Q&A with author Kira Peikoff

 NO TIME TO DIE focuses on a 20 year-old woman who stopped aging at 14 years-old – where did you get this idea?

A few years back, I saw a documentary on Discovery Health about a young woman who had inexplicably stopped aging. She was almost 20 years old but had stayed frozen as a toddler her whole life, baffling doctors and scientists alike. The case caught my attention because I've always been interested in medical mysteries, and like many people, I'm also fixated on the promise of eternal youth. Yet staying young forever, as welcome as it might be, could also be a curse. I decided to explore it further in a novel, but I didn't want my protagonist stuck as a toddler without much mental or emotional capacity.  So I decided to trap her in the worst possible page for maximum drama and frustration. What could be worse than 14?

How did you research aging for NO TIME TO DIE?

I read some textbooks about both the physiology, genetics, and social aspects of ending aging. I developed a professional correspondence with a leading researcher who answered all my questions pertaining to my book's specific scenario in great detail. We went back and forth many times on the hypothetical scenario I created with his help, so it's as credible as possible while still being fiction. 

What led you to write in the thriller genre?

I feel into it by accident. When I started writing fiction, I gravitated toward stories with high stakes, increasing tension, cliffhanger chapters, and a fast pace. I didn't actually intend to write in any genre, but after I wrote my first book, I realized I'd written a thriller.

How was the book title chosen?

My wonderful late mentor, Michael Palmer, suggested the title to me when I told him I was stuck on a title. (Titles are impossible.) Everyone at the publishing house immediately liked it, so we went with it. It's extra meaningful because Michael died shortly after I turned in the final manuscript. It was one of the last novels he read.

One of the main reasons scientists are busy researching defying aging is because: they have a back story. Many have a loved one they wish could have lived longer  – it’s a very human side to all the scientific lab work involved – was your writing process different when explaining the scientific lab work vs. the human and emotional side of your characters?

Yes, writing about the lab work was more of an intellectual challenge, because I had to figure out how to incorporate real-life details with fictional ones. It was like a puzzle. Writing about the human side came more naturally. I tried to tap into how I might feel in their place, and why I might do what they were doing, so I could access that yearning and vulnerability.

Do you have any advice for emerging writers trying to turn out their first book?

Be patient and keep writing a little bit every day. Set a goal of your minimum word count and don't leave the desk until you hit it. I aim for 800-1000 words a day. Outlining is very helpful so you know where you're headed and can write with purpose.

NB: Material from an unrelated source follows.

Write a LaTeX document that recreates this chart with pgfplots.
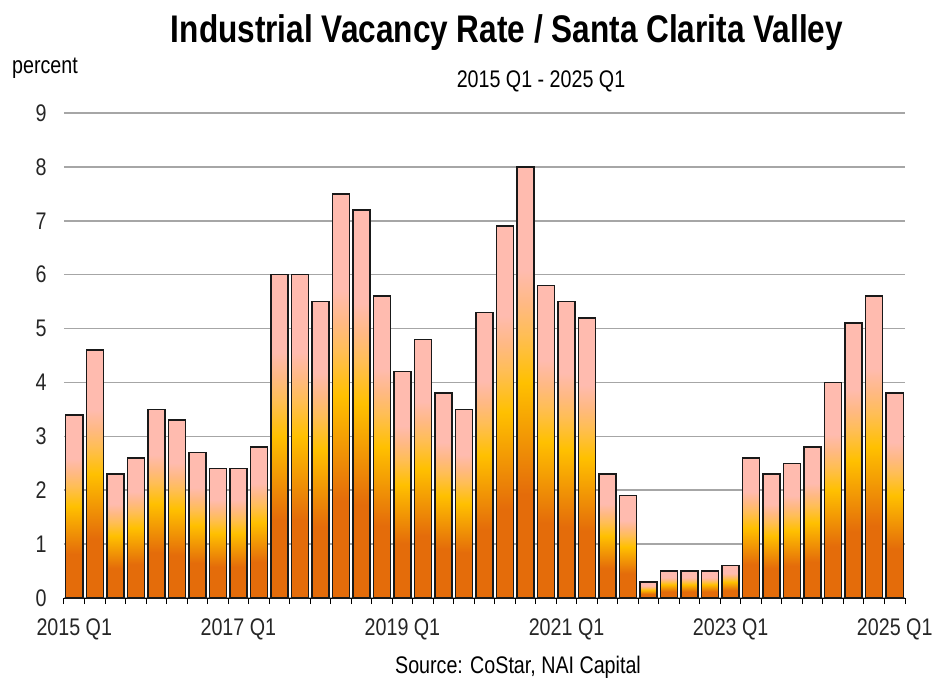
\documentclass[border=0pt]{standalone}
\usepackage{fontspec}
\setmainfont{Liberation Sans}[FakeStretch=0.82]
\usepackage{pgfplots}
\pgfplotsset{compat=1.18}
\definecolor{dkor}{RGB}{228,108,10}
\definecolor{goldc}{RGB}{255,192,0}
\definecolor{ltor}{RGB}{255,190,85}
\definecolor{peach}{RGB}{255,185,130}
\definecolor{pinkc}{RGB}{255,187,175}
\definecolor{gridc}{RGB}{166,166,166}
\pgfdeclareverticalshading{barshade}{100bp}{color(0bp)=(dkor); color(25bp)=(dkor); color(37bp)=(dkor); color(50bp)=(goldc); color(55.5bp)=(ltor); color(59bp)=(peach); color(63bp)=(pinkc); color(75bp)=(pinkc); color(100bp)=(pinkc)}
\pgfplotsset{B/.style={ybar, bar width=0.83, bar shift=0pt, draw=black!90, line width=1.5pt, shade, shading=barshade}}
\begin{document}
\begin{tikzpicture}[x=1pt,y=1pt]
\path[use as bounding box] (0,0) rectangle (932,681);
\begin{axis}[
  at={(64pt,83pt)}, anchor=south west,
  scale only axis, width=841pt, height=485pt,
  xmin=-0.5, xmax=40.5, ymin=0, ymax=9,
  enlargelimits=false,
  axis lines*=left,
  y axis line style={draw=none},
  x axis line style={black, line width=1pt},
  ytick={0,1,...,9},
  ytick style={draw=none},
  ymajorgrids,
  grid style={gridc, line width=1.6pt},
  xtick={0,8,16,24,32,40},
  xticklabels={2015 Q1,2017 Q1,2019 Q1,2021 Q1,2023 Q1,2025 Q1},
  every major x tick/.append style={draw=none},
  minor xtick={-0.5,0.5,...,40.5},
  every minor x tick/.append style={black, line width=1pt},
  major tick length=0pt,
  minor tick length=6pt,
  tick align=outside,
  /pgf/number format/assume math mode=true,
  tick label style={font=\fontsize{24}{28}\selectfont, text=black!85},
  xticklabel style={anchor=base, yshift=-37pt},
  yticklabel style={anchor=east, xshift=-14pt},
]
\addplot[B] coordinates {(0,3.4)};
\addplot[B] coordinates {(1,4.6)};
\addplot[B] coordinates {(2,2.3)};
\addplot[B] coordinates {(3,2.6)};
\addplot[B] coordinates {(4,3.5)};
\addplot[B] coordinates {(5,3.3)};
\addplot[B] coordinates {(6,2.7)};
\addplot[B] coordinates {(7,2.4)};
\addplot[B] coordinates {(8,2.4)};
\addplot[B] coordinates {(9,2.8)};
\addplot[B] coordinates {(10,6.0)};
\addplot[B] coordinates {(11,6.0)};
\addplot[B] coordinates {(12,5.5)};
\addplot[B] coordinates {(13,7.5)};
\addplot[B] coordinates {(14,7.2)};
\addplot[B] coordinates {(15,5.6)};
\addplot[B] coordinates {(16,4.2)};
\addplot[B] coordinates {(17,4.8)};
\addplot[B] coordinates {(18,3.8)};
\addplot[B] coordinates {(19,3.5)};
\addplot[B] coordinates {(20,5.3)};
\addplot[B] coordinates {(21,6.9)};
\addplot[B] coordinates {(22,8.0)};
\addplot[B] coordinates {(23,5.8)};
\addplot[B] coordinates {(24,5.5)};
\addplot[B] coordinates {(25,5.2)};
\addplot[B] coordinates {(26,2.3)};
\addplot[B] coordinates {(27,1.9)};
\addplot[B] coordinates {(28,0.3)};
\addplot[B] coordinates {(29,0.5)};
\addplot[B] coordinates {(30,0.5)};
\addplot[B] coordinates {(31,0.5)};
\addplot[B] coordinates {(32,0.6)};
\addplot[B] coordinates {(33,2.6)};
\addplot[B] coordinates {(34,2.3)};
\addplot[B] coordinates {(35,2.5)};
\addplot[B] coordinates {(36,2.8)};
\addplot[B] coordinates {(37,4.0)};
\addplot[B] coordinates {(38,5.1)};
\addplot[B] coordinates {(39,5.6)};
\addplot[B] coordinates {(40,3.8)};
\end{axis}
\node[anchor=base, inner sep=0pt] at (507,638) {\fontsize{38.5}{44}\selectfont\bfseries Industrial Vacancy Rate / Santa Clarita Valley};
\node[anchor=base west, inner sep=0pt] at (12,607) {\fontsize{24}{28}\selectfont percent};
\node[anchor=base, inner sep=0pt] at (541,593) {\fontsize{24}{28}\selectfont 2015 Q1 - 2025 Q1};
\node[anchor=base, inner sep=0pt] at (518,8) {\fontsize{24}{28}\selectfont Source: CoStar, NAI Capital};
\end{tikzpicture}
\end{document}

If you get stuck, join a writing workshop and/or hire a writing coach or freelance editor. I have done all of the above. 

What do you want readers to take away from NO TIME TO DIE?

First and foremost, that they will be transported on a thrilling and satisfying journey with characters they've become invested in. Then: that they'll possibly think about their own positions on the controversial subjects the book raises, and finally that they will be shocked by the big twist ending.

About the Author

Kira is a writer based in New York City. She graduated with high honors from New York University in 2007 with a degree in journalism, after four years of various reporting internships: covering street crime for The Daily News, writing about Capitol Hill for The Orange County Register in Washington, D.C., reporting on business and technology for Newsday, and researching feature stories for New York magazine. After completing her first book, Living Proof, Peikoff worked for several years in the editorial departments at two New York publishing houses, which gave her an invaluable inside look at the publishing process and the rapidly changing industry. Peikoff is working on her third thriller, freelancing for a variety of major media outlets, and attending Columbia University's Master of Science program in Bioethics.

About her book

Someone is out for blood—Zoe Kincaid’s blood. She’s a 20-year-old trapped in the body of a 14-year-old girl and her DNA could hold the secret of immortality. Could it be the Columbia University researchers who see her as the key to fame and tenure? The shadowy figure, known only as Galileo, who is kidnapping the world’s best researchers? The Justice Department head who seems a little too intent on getting her alone? Or the maniac who just fed a leading scientist to his chimpanzees?

Zoe knows that unlocking the secrets of genome could save her beloved grandfather, a retired physician and former Olympian who grows frailer by the day. Can she trust the rogue physician whose secret lair hides discoveries that might just save her grandfather? Heart-pounding twists just keep coming in Kira Peikoff’s stunning biomedical thriller.

Science has barely begun to unlock the secrets written in our DNA. Researchers are relentlessly hunting for the answers to chronic diseases, cancer, rare disorders and the biggest mystery of them all—aging—but at what cost? Bioethicist Peikoff asks the most troubling scientific question of our time in this taut thriller: when does medicine cross the line?